The hitch is that you need a fast Internet connection to try out this new form of demo downloading – it’s recommended you have a Cable Modem, but I tried it on DSL and it worked reasonably well.  But if you have a fast Internet connection, the results are truly stunning:  I clicked on a webpage icon to download Elite Force and sixty seconds later I was at the main menu of the game.   Now that’s impressive 

Using a patent-pending form of streaming technology, Stream Theory actually downloads the game as you play it.   Mind you, on my DSL connection it did take two or three minutes for the first level of the Elite Force demo to load (along with the cinematic), but I’d imagine that is the only time you have to wait for the download to catch up.  Just think: as you are playing through the first level, the rest of the levels are downloading.    While I did experience a few hiccups in the sound, the actual gameplay was smooth as silk.

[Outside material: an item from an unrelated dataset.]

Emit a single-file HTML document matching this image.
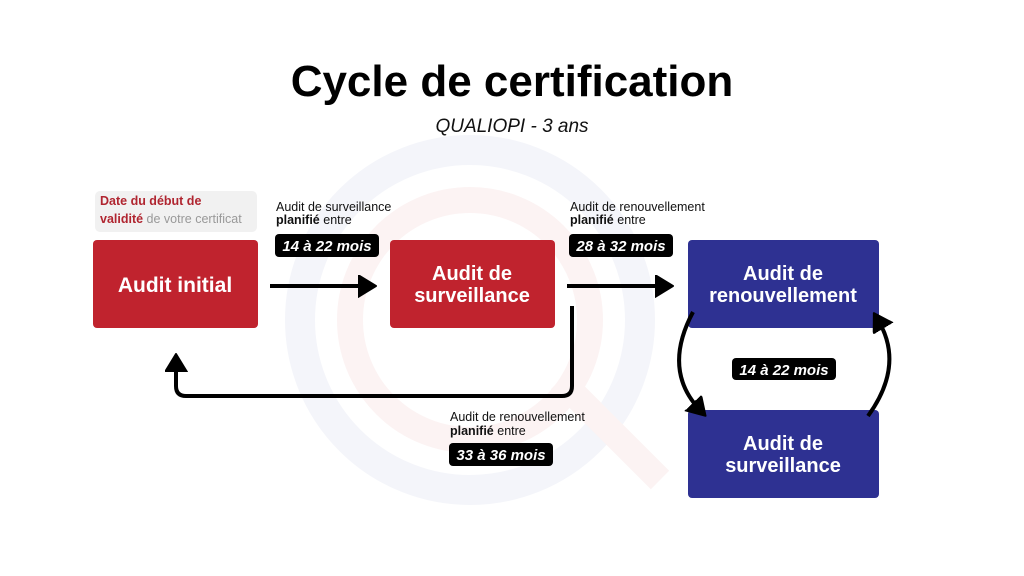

Stream Theory is particularly exciting because it appears to take an existing game demo and automatically stream it – other games available here, after you download the 1.5 MB Stream player, include Quake 3: Arena and Unreal Tournament.   One would think streaming a demo might require developers to significantly re-engineer parts of the code, but based on the quality and number of demos already available, it seems the modifications needed on the part of a developer are next to none.

If you try Stream Theory, let me know what you think of it.  Based on my first encounters with the technology, I think it’s going to change the way we download demos and perhaps even the way we buy full products.